- **Task details**
Pick out each line of the records that includes the string "matplotlib", and copy it.

- **Excerpted records**
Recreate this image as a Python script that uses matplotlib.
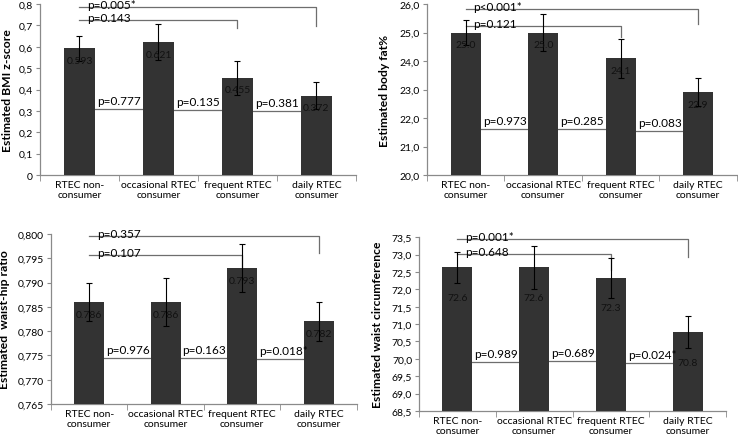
import matplotlib
matplotlib.use("Agg")
import matplotlib.pyplot as plt
from matplotlib.ticker import FuncFormatter

plt.rcParams["font.family"] = ["Lato", "DejaVu Sans"]

categories = ["RTEC non-\nconsumer", "occasional RTEC\nconsumer",
              "frequent RTEC\nconsumer", "daily RTEC\nconsumer"]

# BMI z-score
bmi = [0.593, 0.621, 0.455, 0.372]
bmi_err = [0.058, 0.084, 0.080, 0.063]
bmi_labels = ["0.593", "0.621", "0.455", "0.372"]
bmi_adj_p = ["p=0.777", "p=0.135", "p=0.381"]
bmi_adj_level = [0.309, 0.305, 0.300]
bmi_br_p = ["p=0.143", "p=0.005*"]
bmi_br_top = [0.727, 0.784]
bmi_br_end = [0.688, 0.699]

# body fat %
fat = [25.0, 25.0, 24.1, 22.9]
fat_err = [0.43, 0.64, 0.69, 0.49]
fat_labels = ["25.0", "25.0", "24.1", "22.9"]
fat_adj_p = ["p=0.973", "p=0.285", "p=0.083"]
fat_adj_level = [21.63, 21.63, 21.56]
fat_br_p = ["p=0.121", "p<0.001*"]
fat_br_top = [25.22, 25.84]
fat_br_end = [24.83, 25.30]

# waist-hip ratio
whr = [0.786, 0.786, 0.793, 0.782]
whr_err = [0.004, 0.005, 0.005, 0.004]
whr_labels = ["0.786", "0.786", "0.793", "0.782"]
whr_adj_p = ["p=0.976", "p=0.163", "p=0.018*"]
whr_adj_level = [0.7745, 0.7745, 0.7742]
whr_br_p = ["p=0.107", "p=0.357"]
whr_br_top = [0.7957, 0.7995]
whr_br_end = [0.7931, 0.7960]

# waist circumference
waist = [72.63, 72.63, 72.33, 70.77]
waist_err = [0.44, 0.61, 0.58, 0.45]
waist_labels = ["72.6", "72.6", "72.3", "70.8"]
waist_adj_p = ["p=0.989", "p=0.689", "p=0.024*"]
waist_adj_level = [69.90, 69.94, 69.89]
waist_br_p = ["p=0.648", "p=0.001*"]
waist_br_top = [73.02, 73.45]
waist_br_end = [72.56, 72.92]

br_target = [2, 3]

BAR = "#333333"
LINE = "#6e6e6e"
AXIS = "#8a8a8a"


def comma_fmt(decimals, zero_plain=False):
    def f(v, pos):
        if zero_plain and abs(v) < 1e-12:
            return "0"
        return f"{v:.{decimals}f}".replace(".", ",")
    return FuncFormatter(f)


def draw_panel(ax, values, errors, labels, ylim, ystep, decimals, ylabel,
               adj_p, adj_level, br_p, br_top, br_end, label_off, zero_plain=False):
    x = list(range(len(values)))
    ax.bar(x, [v - ylim[0] for v in values], bottom=ylim[0], width=0.39,
           color=BAR, zorder=3)
    ax.errorbar(x, values, yerr=errors, fmt="none", ecolor="black",
                elinewidth=0.8, capsize=2.2, capthick=0.8, zorder=4)
    for xi, v, lab in zip(x, values, labels):
        ax.annotate(lab, (xi, v), xytext=(0, -label_off), textcoords="offset pixels",
                    ha="center", va="center", fontsize=7.5, color="#111111", zorder=5)
    # adjacent comparisons
    for i, (p, lvl) in enumerate(zip(adj_p, adj_level)):
        ax.plot([i, i + 1], [lvl, lvl], color=LINE, lw=0.9, zorder=2)
        ax.annotate(p, (i + 0.22, lvl), xytext=(0, 3), textcoords="offset pixels",
                    ha="left", va="bottom", fontsize=8.5, color="black", zorder=5)
    # brackets from the first group
    for p, top, end, t in zip(br_p, br_top, br_end, br_target):
        ax.plot([0, t, t], [top, top, end], color=LINE, lw=0.9, zorder=2,
                clip_on=False)
        ax.annotate(p, (0.1, top), xytext=(0, -1), textcoords="offset pixels",
                    ha="left", va="baseline", fontsize=8.5, color="black", zorder=5,
                    annotation_clip=False)
    ax.set_xlim(-0.5, len(values) - 0.5)
    ax.set_ylim(*ylim)
    n = int(round((ylim[1] - ylim[0]) / ystep))
    ax.set_yticks([ylim[0] + k * ystep for k in range(n + 1)])
    ax.yaxis.set_major_formatter(comma_fmt(decimals, zero_plain))
    ax.set_xticks(x)
    ax.set_xticklabels(categories, fontsize=7.5)
    ax.set_xticks([i - 0.5 for i in range(len(values) + 1)], minor=True)
    ax.tick_params(axis="x", which="major", length=0, pad=3.5)
    ax.tick_params(axis="x", which="minor", length=4, color=AXIS, direction="out")
    ax.tick_params(axis="y", length=3, color=AXIS, labelsize=7.5, pad=2)
    for s in ("top", "right"):
        ax.spines[s].set_visible(False)
    for s in ("left", "bottom"):
        ax.spines[s].set_color(AXIS)
        ax.spines[s].set_linewidth(0.9)
    ax.set_ylabel(ylabel, fontsize=8.7, fontweight="bold")


fig = plt.figure(figsize=(7.38, 4.39), dpi=100)
ax1 = fig.add_axes([0.0542, 0.599, 0.428, 0.3895])
ax2 = fig.add_axes([0.5786, 0.599, 0.420, 0.3895])
ax3 = fig.add_axes([0.0691, 0.0774, 0.4146, 0.3872])
ax4 = fig.add_axes([0.5678, 0.0615, 0.416, 0.396])

draw_panel(ax1, bmi, bmi_err, bmi_labels, (0, 0.8), 0.1, 1, "Estimated BMI z-score",
           bmi_adj_p, bmi_adj_level, bmi_br_p, bmi_br_top, bmi_br_end, 12, zero_plain=True)
draw_panel(ax2, fat, fat_err, fat_labels, (20.0, 26.0), 1.0, 1, "Estimated body fat%",
           fat_adj_p, fat_adj_level, fat_br_p, fat_br_top, fat_br_end, 12)
draw_panel(ax3, whr, whr_err, whr_labels, (0.765, 0.800), 0.005, 3, "Estimated  waist-hip ratio",
           whr_adj_p, whr_adj_level, whr_br_p, whr_br_top, whr_br_end, 12)
draw_panel(ax4, waist, waist_err, waist_labels, (68.5, 73.5), 0.5, 1, "Estimated waist circumference",
           waist_adj_p, waist_adj_level, waist_br_p, waist_br_top, waist_br_end, 30)

ax1.yaxis.set_label_coords(-0.085, 0.5)
ax2.yaxis.set_label_coords(-0.119, 0.5)
ax3.yaxis.set_label_coords(-0.134, 0.5)
ax4.yaxis.set_label_coords(-0.117, 0.5)

fig.savefig("out.png", dpi=100)
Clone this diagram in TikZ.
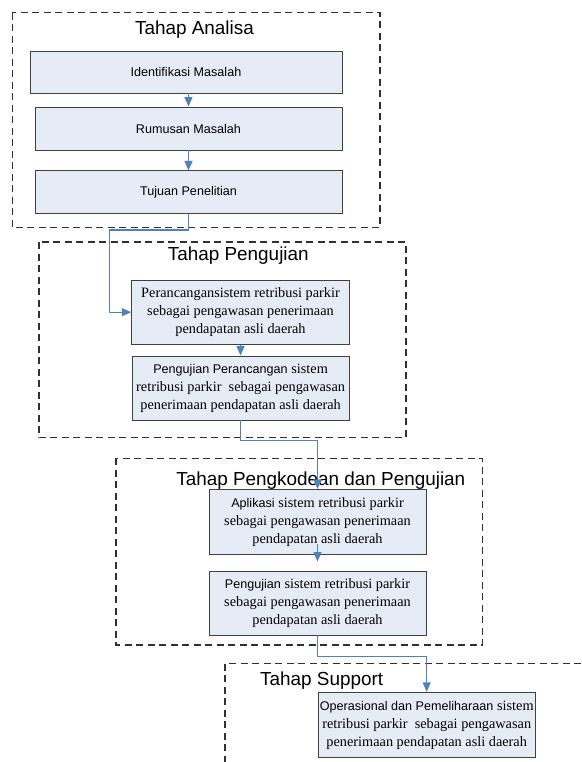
\documentclass[tikz,border=0pt]{standalone}
\usepackage{fontspec}
\setmainfont{Liberation Serif}
\setsansfont{Liberation Sans}
\usetikzlibrary{arrows.meta}

\definecolor{boxfill}{RGB}{230,236,246}
\definecolor{boxline}{RGB}{64,64,64}
\definecolor{connblue}{RGB}{79,129,189}
\definecolor{framegray}{RGB}{48,48,48}

% words set in the sans face inside the serif box texts
\newcommand{\arl}[1]{{\fontsize{12.6}{18}\selectfont\sffamily #1}}

\tikzset{
  stagebox/.style={draw=boxline, fill=boxfill, line width=0.9pt, inner sep=0pt,
    align=center, font=\fontsize{14.3}{18}\selectfont},
  frame/.style={draw=framegray, line width=1.1pt, dash pattern=on 7pt off 4.5pt},
  stagetitle/.style={anchor=base, inner sep=0pt, font=\fontsize{18.9}{22}\selectfont\sffamily},
  conn/.style={draw=connblue, line width=1.3pt,
    -{Triangle[width=8pt,length=9.5pt]}}
}

\begin{document}
\begin{tikzpicture}[x=1pt, y=-1pt]
\useasboundingbox (0,0) rectangle (581,762);

% dashed stage frames
\draw[frame] (12.3,12.7) rectangle (380,227.7);
\draw[frame] (39,242) rectangle (406,437.7);
\draw[frame] (116,458.3) rectangle (482.3,645);
\draw[frame] (581,663.3) -- (225,663.3) -- (225,762);

% stage titles
\node[stagetitle] (t1) at (194.5,35) {Tahap Analisa};
\node[stagetitle] (t2) at (238.3,260.7) {Tahap Pengujian};
\node[stagetitle] (t3) at (320.8,485) {Tahap Pengkodean dan Pengujian};
\node[stagetitle] (t4) at (321.7,685) {Tahap Support};

% analysis steps
\node[stagebox, minimum width=312pt, minimum height=42pt] (b1) at (186,72)
  {\arl{Identifikasi Masalah}};
\node[stagebox, minimum width=307pt, minimum height=43pt] (b2) at (188.5,128.5)
  {\arl{Rumusan Masalah}};
\node[stagebox, minimum width=307pt, minimum height=42.5pt] (b3) at (188.5,192.2)
  {\arl{Tujuan Penelitian}};

% design and testing
\node[stagebox, minimum width=217.6pt, minimum height=64.3pt] (b4) at (240.5,312.2)
  {Perancangansistem retribusi parkir\\sebagai pengawasan penerimaan\\pendapatan asli daerah};
\node[stagebox, minimum width=217.3pt, minimum height=64pt] (b5) at (240.6,388)
  {\arl{Pengujian Perancangan} sistem\\retribusi parkir\ \ sebagai pengawasan\\penerimaan pendapatan asli daerah};

% coding and testing
\node[stagebox, minimum width=217pt, minimum height=64.7pt] (b6) at (317.5,521.7)
  {\arl{Aplikasi} sistem retribusi parkir\\sebagai pengawasan penerimaan\\pendapatan asli daerah};
\node[stagebox, minimum width=217pt, minimum height=64pt] (b7) at (317.5,603)
  {\arl{Pengujian} sistem retribusi parkir\\sebagai pengawasan penerimaan\\pendapatan asli daerah};

% support
\node[stagebox, minimum width=216.7pt, minimum height=65pt] (b8) at (426.7,724.8)
  {\arl{Operasional dan Pemeliharaan} sistem\\retribusi parkir\ \ sebagai pengawasan\\penerimaan pendapatan asli daerah};

% bend points of the elbow connectors
\coordinate (k1) at (109.5,230);
\coordinate (k2) at (317.5,440.5);
\coordinate (k3) at (426.7,656.5);

% connectors
\draw[conn] (b1.south -| b2.north) -- (b2.north);
\draw[conn] (b2.south) -- (b3.north);
\draw[conn] (b3.south) |- (k1) |- (b4.west);
\draw[conn] (b4.south) -- (b5.north);
\draw[conn] (b5.south) |- (k2) -- (b6.north);
\draw[conn] ([yshift=11pt]b6.south) -- ([yshift=9pt]b7.north);
\draw[conn] (b7.south) |- (k3) -- (b8.north);
\end{tikzpicture}
\end{document}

- **Answer for the task**
Recreate this image as a Python script that uses matplotlib.
import matplotlib
matplotlib.use("Agg")
import matplotlib.pyplot as plt
from matplotlib.ticker import FuncFormatter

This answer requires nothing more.